Wow, what a difference a week makes. Last week I wasn’t too worried, and this week I might be worried too much–if that’s possible. Last week concerns about the virus made it easy to get a table at my favorite New York City restaurant, and this week it’s closed.
I’m not an alarmist by nature. With me, it’s nurture. When I was a baby, my mom would put a mirror up to my mouth to see if I was still breathing and alive. I still do that myself, every once in a while, just to make sure.
In any case, the result is I’m not a keep calm and carry on kind of guy.
The above cartoon pretty much sums up my approach to all problems, real and imagined. But now that the imagined is all too real, what’s a person to do?
Much better, in my opinion, to keep calm and cartoon on—as Chris Madden has done with this wonderfully ironic cartoon of his that shows the power of humor to sum up a complicated, contradictory, paradoxical situation in a simple way.
Maybe Chris wasn’t calm when he did this cartoon, but he was carrying on the great tradition of using humor in a time of crisis to help us cope with adversity and anxiety.
And, when social distancing and self-isolation become mandatory, humor can bring us together even when far apart.
Humor is a universal human experience, but only in recent decades has experimental psychology respected it as an essential, fundamental human behavior and taken humor seriously.
Historically, psychologists had a low view of humor because they were focused on low humor, the kind used to demean or disparage others or inflate one’s own worth and therefore unworthy of study.
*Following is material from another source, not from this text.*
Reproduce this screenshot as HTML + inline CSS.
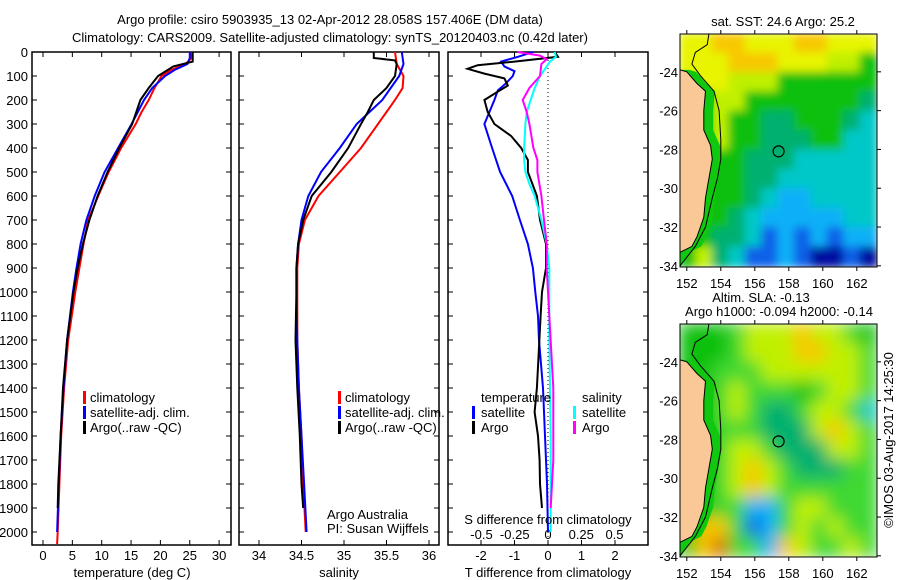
<!DOCTYPE html>
<html><head><meta charset="utf-8"><style>
html,body{margin:0;padding:0;background:#fff;}
svg{display:block;font-family:"Liberation Sans",sans-serif;}
text{font-size:13px;fill:#000;}
</style></head><body>
<svg id="fig" width="900" height="580" viewBox="0 0 900 580">
<defs>
<filter id="blur1" x="-10%" y="-10%" width="120%" height="120%"><feGaussianBlur stdDeviation="4.5"/></filter>
<filter id="blur2" x="-10%" y="-10%" width="120%" height="120%"><feGaussianBlur stdDeviation="8"/></filter>
<clipPath id="clip1"><rect x="680" y="34" width="197" height="233"/></clipPath>
<clipPath id="clip2"><rect x="680" y="324" width="197" height="233"/></clipPath>
</defs>
<text x="330" y="24" text-anchor="middle">Argo profile: csiro 5903935_13 02-Apr-2012 28.058S 157.406E (DM data)</text>
<text x="330" y="42" text-anchor="middle">Climatology: CARS2009. Satellite-adjusted climatology: synTS_20120403.nc (0.42d later)</text>
<g id="p1"></g>
<g id="p2"></g>
<g id="p3"></g>
<g id="m1"></g>
<g id="m2"></g>
<text transform="translate(893,440) rotate(-90)" text-anchor="middle">©IMOS 03-Aug-2017 14:25:30</text>
</svg>
<script>
// ---- profile data ----
const tempDepths = [0,25,50,75,100,150,200,250,300,400,500,600,700,800,900,1000,1200,1400,1600,1800,2000,2050];
const tempClim   = [25.3,25.3,24.3,21.8,20.2,19.0,18.0,16.8,15.8,13.3,11.2,9.4,7.7,6.9,6.2,5.5,4.3,3.6,3.1,2.8,2.5,2.4];
const satDepths  = [0,25,50,75,100,150,200,300,400,500,600,700,800,900,1000,1200,1400,1600,1800,2000];
const tempSat    = [25.0,25.0,24.6,22.4,20.8,18.6,17.2,15.1,12.8,10.5,8.8,7.4,6.4,5.7,5.1,4.1,3.5,3.0,2.7,2.4];
const argoDepths = [0,40,60,100,150,200,300,400,500,600,700,800,900,1000,1200,1400,1600,1800,1900];
const tempArgo   = [25.5,25.5,22.2,19.6,18.0,16.6,15.2,13.0,11.0,9.3,7.9,6.8,5.9,5.2,4.1,3.4,3.0,2.6,2.5];
const salDepths  = [0,50,100,150,200,250,300,400,500,600,700,800,900,1000,1200,1400,1600,1800,2000];
const salClim    = [35.6,35.62,35.7,35.69,35.6,35.5,35.4,35.2,34.95,34.7,34.54,34.47,34.45,34.45,34.45,34.47,34.5,34.52,34.55];
const salSat     = [35.68,35.7,35.65,35.55,35.45,35.3,35.15,34.95,34.73,34.58,34.5,34.46,34.44,34.44,34.45,34.47,34.5,34.53,34.56];
const salArgoDepths = [0,25,35,50,100,150,200,250,300,400,500,600,700,800,900,1000,1200,1400,1600,1800,1900];
const salArgo    = [35.35,35.35,35.6,35.62,35.6,35.5,35.35,35.28,35.2,35.05,34.85,34.62,34.52,34.46,34.44,34.44,34.43,34.45,34.48,34.5,34.52];
const dtArgoDepths = [0,20,40,55,70,90,110,140,165,200,250,300,350,400,450,500,600,700,800,900,1000,1100,1400,1500,1600,1700,1800,1900];
const dtArgo     = [0.2,0.3,-1.0,-2.1,-2.4,-1.9,-1.3,-1.2,-1.5,-1.9,-1.8,-1.6,-1.1,-0.8,-0.6,-0.6,-0.33,-0.24,-0.06,-0.06,-0.18,-0.22,-0.33,-0.4,-0.3,-0.25,-0.24,-0.18];
const dtSatDepths = [0,20,40,60,80,100,130,160,200,250,300,400,500,600,700,800,900,1000,1100,1200,1400,1600,1800,2000];
const dtSat      = [-0.45,-0.9,-1.4,-1.3,-1.0,-1.05,-1.25,-1.5,-1.6,-1.75,-1.9,-1.67,-1.43,-1.07,-0.84,-0.6,-0.45,-0.38,-0.3,-0.27,-0.15,-0.09,-0.03,0];
const dsSatDepths = [0,20,40,60,100,150,200,250,300,400,450,500,550,600,700,800,900,1200,1600,2000];
const dsSat      = [0.05,0.06,0.015,-0.01,-0.06,-0.1,-0.13,-0.16,-0.17,-0.18,-0.18,-0.17,-0.14,-0.1,-0.05,-0.01,0.01,0.01,0.02,0.02];
const dsArgoDepths = [0,15,30,50,100,150,200,250,300,400,450,500,600,700,800,900,1000,1400,1700,1800,1900];
const dsArgo     = [-0.23,-0.06,-0.01,-0.05,-0.06,-0.14,-0.19,-0.16,-0.14,-0.11,-0.08,-0.08,-0.05,-0.03,-0.01,-0.01,0.0,0.04,0.04,0.03,0.02];
const depthTicks = [0,100,200,300,400,500,600,700,800,900,1000,1100,1200,1300,1400,1500,1600,1700,1800,1900,2000];
const tempTicks  = [0,5,10,15,20,25,30];
const salTicks   = [34,34.5,35,35.5,36];
const dtTicks    = [-2,-1,0,1,2];
const dsTicks    = [-0.5,-0.25,0,0.25,0.5];
// ---- map data (1-degree cells, rows north to south) ----
const sstGrid = ["YYOOYYYOOYYY","YYYOOOYYYyyG","yYYyyyGGGGGG","GGyyGGGGGGGT","GGyGGTTGGGTC","GGyGGTTTGGCC","GGGGTTTCCCCC","GGGGTTCCCCCC","GGGGTCLLCCCC","GGGTCLLLLLCC","GGTTCBLBLBLL","GyTCBBLBDDBD"];
const slaGrid = ["GGGgyyyOyygG","GGGgyyyOOyyg","GGgggyyyyyyg","GGgygggGgyyg","GGgygTTgyygC","GGgggTTTyOyg","GGgyygTTTyyg","GGgyOygTTTgg","GGgyOygggggg","GGggLLgyyggg","GOOgBLgygygg","GORggLOyggyg"];
const palette = {Y:"#e8f400",O:"#f8c800",R:"#d87000",y:"#c0f000",G:"#10c010",g:"#40d830",T:"#00b070",C:"#00c8c8",L:"#10b0f8",B:"#1060e8",D:"#0010a0"};
const lonTicks = [152,154,156,158,160,162];
const latTicks = [24,26,28,30,32,34];
const coastLon = [151.6,152.0,152.6,153.1,153.0,153.0,153.4,153.5,153.3,153.1,153.0,152.6,152.3,151.6];
const coastLat = [23.9,24.0,24.6,25.0,26.0,27.0,27.8,28.5,29.5,30.5,31.5,32.5,33.0,33.3];
const shelfLon = [153.3,153.2,152.5,152.3,152.8,153.6,153.9,154.0,154.0,153.8,153.5,153.1,152.5,151.6];
const shelfLat = [22.05,22.6,23.0,23.6,24.2,25.0,26.0,27.5,28.5,29.5,30.5,32.0,33.0,34.0];
const floatLon = 157.4, floatLat = 28.1;

const NS = "http://www.w3.org/2000/svg";
function mk(parent, tag, attrs){const e=document.createElementNS(NS,tag);for(const k in attrs)e.setAttribute(k,attrs[k]);parent.appendChild(e);return e;}
const yD = d => 52 + d*0.24;
const TOP=52, BOT=545;

function frame(g,x0,x1){
  const r=mk(g,'rect',{x:x0,y:TOP,width:x1-x0,height:BOT-TOP,fill:'none',stroke:'#000','stroke-width':1.5});
  
  
  depthTicks.forEach(d=>{
    mk(g,'line',{x1:x0,x2:x0+5,y1:yD(d),y2:yD(d),stroke:'#000'});
    mk(g,'line',{x1:x1-5,x2:x1,y1:yD(d),y2:yD(d),stroke:'#000'});
  });
}
function xticks(g,ticks,fx,labY){
  ticks.forEach(v=>{
    const x=fx(v);
    mk(g,'line',{x1:x,x2:x,y1:BOT,y2:BOT-5,stroke:'#000'});
    mk(g,'line',{x1:x,x2:x,y1:TOP,y2:TOP+5,stroke:'#000'});
    if(labY){const t=mk(g,'text',{x:x,y:labY,'text-anchor':'middle'});t.textContent=String(v);
      
      }
  });
}
function line(g,depths,vals,fx,color,name,w){
  const pts=depths.map((d,i)=>fx(vals[i]).toFixed(1)+','+yD(d).toFixed(1)).join(' ');
  const p=mk(g,'polyline',{points:pts,fill:'none',stroke:color,'stroke-width':w||2,'stroke-linejoin':'miter'});
  
  
}
function label(g,x,y,s,anchor,name){const t=mk(g,'text',{x:x,y:y,'text-anchor':anchor||'start'});t.textContent=s;
  
  return t;}
function legendMark(g,x,y,color){mk(g,'rect',{x:x,y:y-11,width:3,height:13,fill:color});}

// Panel 1
const g1=document.getElementById('p1');
const fT = t => 43 + t*5.87;
frame(g1,32,231);
depthTicks.forEach(d=>{const t=mk(g1,'text',{x:28,y:yD(d)+5,'text-anchor':'end'});t.textContent=d;
  
  });
xticks(g1,tempTicks,fT,560);
line(g1,tempDepths,tempClim,fT,'#ff0000','temp-climatology-line');
line(g1,satDepths,tempSat,fT,'#0000ff','temp-satellite-line');
line(g1,argoDepths,tempArgo,fT,'#000000','temp-argo-line');
label(g1,132,577,'temperature (deg C)','middle','x-axis-title-temperature');
legendMark(g1,83,402,'#ff0000');label(g1,90,402,'climatology','start','legend-climatology');
legendMark(g1,83,417,'#0000ff');label(g1,90,417,'satellite-adj. clim.','start','legend-satellite');
legendMark(g1,83,432,'#000000');label(g1,90,432,'Argo(..raw -QC)','start','legend-argo');

// Panel 2
const g2=document.getElementById('p2');
const fS = s => 259 + (s-34)*85;
frame(g2,239,439);
xticks(g2,salTicks,fS,560);
line(g2,salDepths,salClim,fS,'#ff0000','sal-climatology-line');
line(g2,salDepths,salSat,fS,'#0000ff','sal-satellite-line');
line(g2,salArgoDepths,salArgo,fS,'#000000','sal-argo-line');
label(g2,339,577,'salinity','middle','x-axis-title-salinity');
legendMark(g2,338,402,'#ff0000');label(g2,345,402,'climatology','start','legend-climatology-2');
legendMark(g2,338,417,'#0000ff');label(g2,345,417,'satellite-adj. clim.','start','legend-satellite-2');
legendMark(g2,338,432,'#000000');label(g2,345,432,'Argo(..raw -QC)','start','legend-argo-2');
label(g2,327,519,'Argo Australia','start','credit-argo-australia');
label(g2,327,533,'PI: Susan Wijffels','start','credit-pi');

// Panel 3
const g3=document.getElementById('p3');
const fDT = v => 548 + v*33.5;
const fDS = v => 548 + v*133;
frame(g3,448,648);
xticks(g3,dtTicks,fDT,560);
dsTicks.forEach(v=>{const t=mk(g3,'text',{x:fDS(v),y:539,'text-anchor':'middle'});
  t.textContent=(v<0?'-':'')+Math.abs(v);
  
  });
mk(g3,'line',{x1:548,x2:548,y1:TOP,y2:BOT,stroke:'#000','stroke-dasharray':'1,3'});
line(g3,dtSatDepths,dtSat,fDT,'#0000ff','dt-satellite-line');
line(g3,dtArgoDepths,dtArgo,fDT,'#000000','dt-argo-line');
line(g3,dsSatDepths,dsSat,fDS,'#00ffff','ds-satellite-line');
line(g3,dsArgoDepths,dsArgo,fDS,'#ff00ff','ds-argo-line');
label(g3,548,577,'T difference from climatology','middle','x-axis-title-t-diff');
label(g3,548,524,'S difference from climatology','middle','x-axis-title-s-diff');
label(g3,481,402,'temperature','start','legend-temperature-heading');
legendMark(g3,472,417,'#0000ff');label(g3,481,417,'satellite','start','legend-t-satellite');
legendMark(g3,472,432,'#000000');label(g3,481,432,'Argo','start','legend-t-argo');
label(g3,582,402,'salinity','start','legend-salinity-heading');
legendMark(g3,573,417,'#00ffff');label(g3,582,417,'satellite','start','legend-s-satellite');
legendMark(g3,573,432,'#ff00ff');label(g3,582,432,'Argo','start','legend-s-argo');

// Maps
function drawMap(g,top,grid,clipId,filt){
  const fx = lon => 680 + (lon-151.6)*17;
  const fy = lat => top + (lat-22.05)*19.4;
  const bg=mk(g,'g',{'clip-path':'url(#'+clipId+')'});
  const cells=mk(bg,'g',{filter:'url(#'+filt+')'});
  const cw=197/12, ch=233/12;
  grid.forEach((row,r)=>{[...row].forEach((c,k)=>{
    mk(cells,'rect',{x:680+k*cw-1,y:top+r*ch-1,width:cw+2,height:ch+2,fill:palette[c]});
  });});
  const strip=coastLon.map((l,i)=>fx(l+0.55)+','+fy(coastLat[i])).join(' ')+' '+fx(151.6)+','+fy(34.1)+' '+fx(151.0)+','+fy(34.1)+' '+fx(151.0)+','+fy(23.9);
  mk(bg,'polygon',{points:strip,fill:'#10c810'});
  const land=coastLon.map((l,i)=>fx(l)+','+fy(coastLat[i])).join(' ')+' '+fx(151.6)+','+fy(34.1)+' '+fx(151.0)+','+fy(34.1)+' '+fx(151.0)+','+fy(23.9);
  const lp=mk(bg,'polygon',{points:land,fill:'#fac896',stroke:'#000','stroke-width':1});
  
  
  const shelf=shelfLon.map((l,i)=>fx(l)+','+fy(shelfLat[i])).join(' ');
  const sp=mk(bg,'polyline',{points:shelf,fill:'none',stroke:'#000','stroke-width':1});
  
  
  const c=mk(g,'circle',{cx:fx(floatLon),cy:fy(floatLat),r:5.5,fill:'none',stroke:'#000','stroke-width':1.2});
  
  
  const fr=mk(g,'rect',{x:680,y:top,width:197,height:233,fill:'none',stroke:'#000','stroke-width':1});
  
  
  lonTicks.forEach(l=>{
    mk(g,'line',{x1:fx(l),x2:fx(l),y1:top,y2:top-4,stroke:'#000'});
    mk(g,'line',{x1:fx(l),x2:fx(l),y1:top+233,y2:top+237,stroke:'#000'});
    const t=mk(g,'text',{x:fx(l),y:top+254,'text-anchor':'middle'});t.textContent=l;
    
    
  });
  latTicks.forEach(l=>{
    mk(g,'line',{x1:877,x2:881,y1:fy(l),y2:fy(l),stroke:'#000'});
    const t=mk(g,'text',{x:678,y:fy(l)+5,'text-anchor':'end'});t.textContent='-'+l;
    
    
  });
}
drawMap(document.getElementById('m1'),34,sstGrid,'clip1','blur1');
drawMap(document.getElementById('m2'),324,slaGrid,'clip2','blur2');
label(document.getElementById('m1'),783,26,'sat. SST: 24.6 Argo: 25.2','middle','sst-map-title');
label(document.getElementById('m2'),761,302,'Altim. SLA: -0.13','middle','sla-map-title');
label(document.getElementById('m2'),779,316,'Argo h1000: -0.094 h2000: -0.14','middle','sla-map-subtitle');
</script>
</body></html>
At that time, psychology dealt primarily with the negative emotions of anger, fear, and depression. But this has changed in recent decades due to the positive psychology movement, a field that examines our psychological strengths, not our weaknesses; what we do well and what makes us well and resilient. Research shows that humor can be used to make ourselves and others feel good, gain insight, combat stress, improve health, and make us more creative, communicative, and collaborative.
As one of the positive emotions—like love and joy—humor can counteract negative emotions such as anxiety…
Depression…
And anger.
See, that worked, didn’t it? You don’t feel anxious, depressed, or angry, now do you?
Ok. Humor and Coping Class dismissed. Meanwhile, take two cartoons and call me in the morning.